Peut-on concilier le mariage civil et les autres formes de mariage ?
L'idée d'une reconnaissance des mariages religieux et même coutumiers par la loi fait son chemin. L'imam Ismaël Tiendrébéogo pose des réserves sur cette reconnaissance. Selon lui, les conditions que pose la religion ne sont pas toujours celles que prévoit le CPF. Il estime que si le mariage musulman devrait être reconnu par la loi, il pourrait avoir des conditions que le législateur poserait et qui ne seraient pas conformes à la religion. Il cite par exemple la participation aux charges de la famille qui, selon le CPF, est dévolue aux deux conjoints alors que selon le mariage musulman, les charges de la famille sont aux dépens de l'homme et une éventuelle participation de la femme est considérée comme une aumône. Il y a également des différences en ce qui concerne le partage de l'héritage. Selon le Directeur de la promotion et de la protection de la famille, il y a eu des plaidoyers qui ont abouti à des délivrances d'actes de mariage dans les mosquées et aussi à la publication des bans dans certains cas. Ce sont des avancées, note-t-iI, mais il pense qu'il y a des obstacles à la reconnaissance légale des mariages religieux et coutumiers eu égard au caractère laïc de l'Etat, à la diversité des croyances et des coutumes. Malgré la loi, les adeptes des mariages religieux ou coutumiers sont les plus nombreux. Plusieurs raisons justifient la réticence au mariage civil. Pour les uns, c'est une question de moyens financiers. Mais le directeur de la Promotion et de la protection de la famille pense que l'argument financier ne peut pas prospérer. Il dit avoir été témoin plusieurs fois de mariages de personnes nanties qui ont préféré se retirer dans une commune rurale proche de Ouagadougou pour célébrer leur union en toute modestie tandis que certaines personnes moins nanties prennent des prêts pour se marier.

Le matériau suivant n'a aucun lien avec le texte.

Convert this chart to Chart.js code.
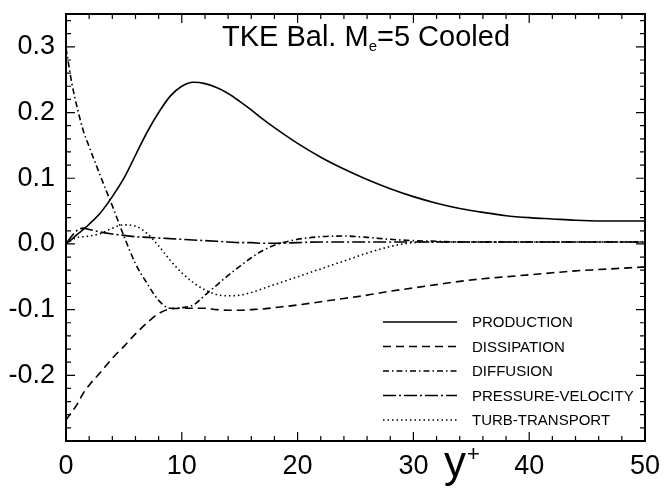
<!DOCTYPE html>
<html>
<head>
<meta charset="utf-8">
<script src="https://cdn.jsdelivr.net/npm/chart.js@4.4.1/dist/chart.umd.min.js"></script>
<style>
  body { margin: 0; background: #fff; }
  canvas { display: block; }
</style>
</head>
<body>
<canvas id="tke" width="664" height="488"></canvas>
<script>
// y+ stations, shared by all terms
const yPlus = [0, 0.5, 1, 1.5, 2, 3, 4, 5, 6, 7, 8, 9, 10, 11, 12, 13, 14, 15, 16, 17, 18,
  20, 22, 24, 26, 28, 30, 32, 34, 36, 38, 40, 42, 44, 46, 48, 50];

const production = [0, 0.007, 0.015, 0.022, 0.03, 0.048, 0.072, 0.1, 0.135, 0.17, 0.2, 0.225, 0.24,
  0.246, 0.244, 0.238, 0.229, 0.217, 0.204, 0.19, 0.177, 0.153, 0.132, 0.114, 0.098, 0.084, 0.072,
  0.062, 0.054, 0.048, 0.043, 0.04, 0.038, 0.036, 0.035, 0.035, 0.035];

const dissipation = [-0.268, -0.256, -0.243, -0.227, -0.215, -0.195, -0.174, -0.156, -0.137, -0.12,
  -0.106, -0.099, -0.098, -0.098, -0.098, -0.1, -0.101, -0.101, -0.1, -0.099, -0.097, -0.093, -0.088,
  -0.083, -0.078, -0.072, -0.067, -0.062, -0.057, -0.053, -0.05, -0.047, -0.044, -0.041, -0.039,
  -0.037, -0.035];

const diffusion = [0.298, 0.245, 0.205, 0.172, 0.148, 0.102, 0.058, 0.012, -0.03, -0.06, -0.086,
  -0.098, -0.097, -0.093, -0.078, -0.063, -0.048, -0.034, -0.021, -0.01, -0.002, 0.007, 0.011, 0.012,
  0.01, 0.007, 0.005, 0.004, 0.003, 0.003, 0.003, 0.003, 0.003, 0.003, 0.003, 0.003, 0.003];

const pressureVelocity = [0, 0.012, 0.021, 0.024, 0.022, 0.018, 0.015, 0.013, 0.011, 0.01, 0.009,
  0.008, 0.007, 0.006, 0.005, 0.004, 0.003, 0.002, 0.002, 0.001, 0.001, 0.002, 0.003, 0.003, 0.003,
  0.003, 0.003, 0.003, 0.003, 0.003, 0.003, 0.003, 0.003, 0.003, 0.003, 0.003, 0.003];

const turbTransport = [0, 0.006, 0.01, 0.011, 0.012, 0.016, 0.024, 0.029, 0.027, 0.016, -0.003,
  -0.025, -0.044, -0.059, -0.07, -0.077, -0.079, -0.078, -0.074, -0.068, -0.062, -0.05, -0.038,
  -0.026, -0.014, -0.004, 0.002, 0.003, 0.003, 0.003, 0.003, 0.003, 0.003, 0.003, 0.003, 0.003, 0.003];

const xTicks = [0, 10, 20, 30, 40, 50];
const yTicks = [-0.2, -0.1, 0, 0.1, 0.2, 0.3];

const FONT = "'Liberation Sans', Arial, Helvetica, sans-serif";

function pts(vals) {
  return yPlus.map((x, i) => ({ x: x, y: vals[i] }));
}

function series(label, vals, dash) {
  return {
    label: label,
    data: pts(vals),
    borderColor: "#000",
    borderWidth: 1.6,
    borderDash: dash,
    pointRadius: 0,
    fill: false,
    cubicInterpolationMode: "monotone",
  };
}

// frame, inside ticks on all four sides, title, y+ label and legend
const framePlugin = {
  id: "frame",
  afterDraw(chart) {
    const { ctx, chartArea: a, scales } = chart;
    const xs = scales.x, ys = scales.y;
    ctx.save();
    ctx.strokeStyle = "#000";
    ctx.setLineDash([]);
    ctx.lineWidth = 1.2;
    for (let v = 0; v <= 50.001; v += 2) {
      const px = xs.getPixelForValue(v);
      const len = Math.abs(v % 10) < 0.01 ? 9 : 5;
      ctx.beginPath();
      ctx.moveTo(px, a.bottom); ctx.lineTo(px, a.bottom - len);
      ctx.moveTo(px, a.top); ctx.lineTo(px, a.top + len);
      ctx.stroke();
    }
    for (let v = -0.3; v <= 0.35; v += 0.02) {
      const py = ys.getPixelForValue(v);
      const major = Math.abs(Math.round(v * 10) - v * 10) < 0.01;
      const len = major ? 9 : 5;
      ctx.beginPath();
      ctx.moveTo(a.left, py); ctx.lineTo(a.left + len, py);
      ctx.moveTo(a.right, py); ctx.lineTo(a.right - len, py);
      ctx.stroke();
    }
    ctx.lineWidth = 2;
    ctx.strokeRect(a.left, a.top, a.right - a.left, a.bottom - a.top);

    // title with subscript
    ctx.fillStyle = "#000";
    ctx.textBaseline = "alphabetic";
    ctx.textAlign = "left";
    let tx = 222;
    const ty = 46;
    ctx.font = "29px " + FONT;
    ctx.fillText("TKE Bal. M", tx, ty);
    tx += ctx.measureText("TKE Bal. M").width;
    ctx.font = "15px " + FONT;
    ctx.fillText("e", tx, ty + 5);
    tx += ctx.measureText("e").width;
    ctx.font = "29px " + FONT;
    ctx.fillText("=5 Cooled", tx, ty);

    // axis label y+
    ctx.font = "44px " + FONT;
    ctx.fillText("y", 444, 477);
    ctx.font = "22px " + FONT;
    ctx.fillText("+", 467, 461);

    // legend
    ctx.font = "15px " + FONT;
    ctx.textBaseline = "middle";
    chart.data.datasets.forEach((ds, i) => {
      const ly = 322 + i * 24.5;
      ctx.setLineDash(ds.borderDash || []);
      ctx.lineWidth = 1.4;
      ctx.beginPath();
      ctx.moveTo(383, ly);
      ctx.lineTo(457, ly);
      ctx.stroke();
      ctx.setLineDash([]);
      ctx.fillText(ds.label, 472, ly + 1);
    });
    ctx.restore();
  },
};

new Chart(document.getElementById("tke"), {
  type: "line",
  data: {
    datasets: [
      series("PRODUCTION", production, []),
      series("DISSIPATION", dissipation, [8, 5]),
      series("DIFFUSION", diffusion, [6, 3, 1.5, 3]),
      series("PRESSURE-VELOCITY", pressureVelocity, [13, 3, 2, 3]),
      series("TURB-TRANSPORT", turbTransport, [1.5, 3]),
    ],
  },
  options: {
    responsive: false,
    animation: false,
    layout: { padding: { top: 14, right: 19, left: 0, bottom: 0 } },
    plugins: { legend: { display: false }, tooltip: { enabled: false } },
    scales: {
      x: {
        type: "linear",
        min: 0,
        max: 50,
        grid: { display: false, drawTicks: false },
        border: { display: false },
        afterBuildTicks: (s) => { s.ticks = xTicks.map((v) => ({ value: v })); },
        afterFit: (s) => {
          s.height = 47;
          s.paddingLeft = 0;
          s.paddingRight = 0;
        },
        ticks: {
          color: "#000",
          font: { family: FONT, size: 27 },
          padding: 9,
          maxRotation: 0,
          callback: (v) => String(v),
        },
      },
      y: {
        min: -0.3,
        max: 0.35,
        grid: { display: false, drawTicks: false },
        border: { display: false },
        afterBuildTicks: (s) => { s.ticks = yTicks.map((v) => ({ value: v })); },
        afterFit: (s) => {
          s.width = 66;
          s.paddingTop = 0;
          s.paddingBottom = 0;
        },
        ticks: {
          color: "#000",
          font: { family: FONT, size: 27 },
          padding: 11,
          callback: (v) => Number(v).toFixed(1),
        },
      },
    },
  },
  plugins: [framePlugin],
});
</script>
</body>
</html>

D'autres raisons liées au choix dans le couple peuvent mettre en péril le mariage. Selon un témoignage, un mariage a été ajourné parce que les deux conjoints ont divergé à la dernière minute sur le choix de communauté ou de séparation des biens. Selon le conjoint, il s'était rendu dans une commune rurale avec sa future épouse pour prendre des renseignements sur le mariage. La conjointe était au préalable d'accord pour la séparation des biens et elle l'a réaffirmé devant l'agent municipal, une femme qui les a reçus. Mais pendant leur entretien avec l'agent municipal, la conjointe s'est rebiffée pour réclamer la communauté de biens. Le mari qui ne s'y attendait pas a opposé un refus et ils ont dû regagner leur domicile avec cette grosse divergence et le mariage remis à une date inconnue. L'époux se rendra plus tard compte que c'est l'agent municipal qui, profitant de son absence parce qu'il était sorti répondre à un coup de fil, a dit à sa conjointe de ne pas signer séparation de biens. Par ailleurs, le CPF n'est pas exempt de reproches. Le plus grand reproche qui est fait au CPF vient des hommes. Ceux-ci soutiennent que le code est trop féministe et « enlève à l'homme sa liberté » tout en octroyant « plus de droits à la femme ». C'est une lecture masculine du CPF, ripostent certains. Pour Mariam Koné, membre l'Association des femmes juristes, « le Code des Personnes et de la famille rétablit l'équité et la justice entre les deux sexes. Il n'est ni en faveur de la femme ni en faveur de l'homme mais il protège la famille ».